Sunday, April 23, 2006

Conference

I have been accepted to do a poster presentation at the 18th Annual Ethnographic and Qualitative Research in Education (EQRE), June 9 & 10, 2006 in Cedarville, Ohio (near Dayton and Columbus).

http://www.cedarville.edu/academics/education/eqre/

My paper is titled, 'Fish in Water' – the Field and Habitus of Teenage Computer Experts

The abstract is:
Although contemporary education literature regularly gestures towards the fact of teenagers’ (and children’s) ever increasing technological competency, there appears to be little research focused on the ways in which teenagers themselves conceptualize the idea of expert performance and the multiple ways they acquire expert status.

Drawing on Pierre Bourdieu’s concepts of field and habitus, this paper outlines research focused on a heterogeneous group of teenagers in semi-urban New Zealand settings and identifies the participants’ multiple (and contradictory) understandings of expertise and the ways they have attained expertise and performed as experts in out-of-school settings. Discussion focuses on how most of the teenagers gained their expertise independently with minimal input from their schooling, which raises questions regarding the relevance of schooling.

Monday, April 17, 2006

How does my study relate to education?

How bout this?

The teenage experts did not gain any of their learning from education and traditional schooling; they gained their expertise by independent means.

How has education affected teenage technological expertise? It hasn’t.

Schooling does not teach expertise.

Teenage technological experts do not require schooling.

Schooling does not teach how to be an expert; it does not teach how the process of expertise is achieved.

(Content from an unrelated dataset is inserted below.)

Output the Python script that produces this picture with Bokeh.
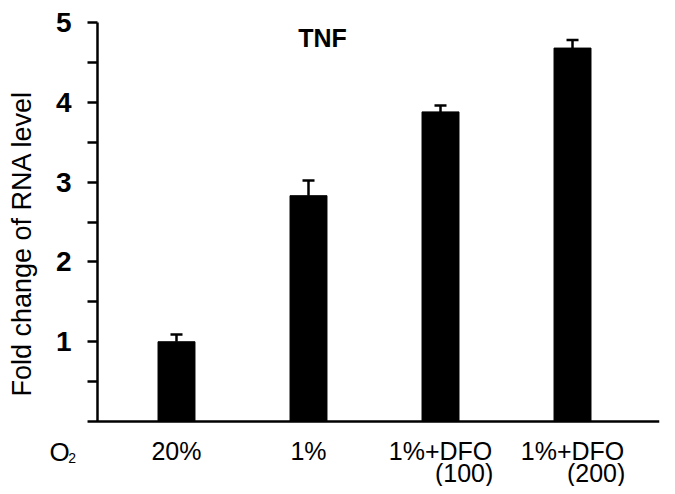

Technology is not about doing; it is about thinking. Providing children with the opportunity to create, negotiate, trial, and explore enhances learning of expertise and learning in general, rather than doing, i.e. completing a task.

Discussion welcomed

Monday, April 10, 2006

"I'm addicted"

My step-daughter (14) says "I'm addicted" about television programmes that she really wants to watch, or that she really enjoys. That is a very different notion of 'addiction' then what is traditionally conceived. Is this a part of youth habitus, or a part of the discourse of popular culture?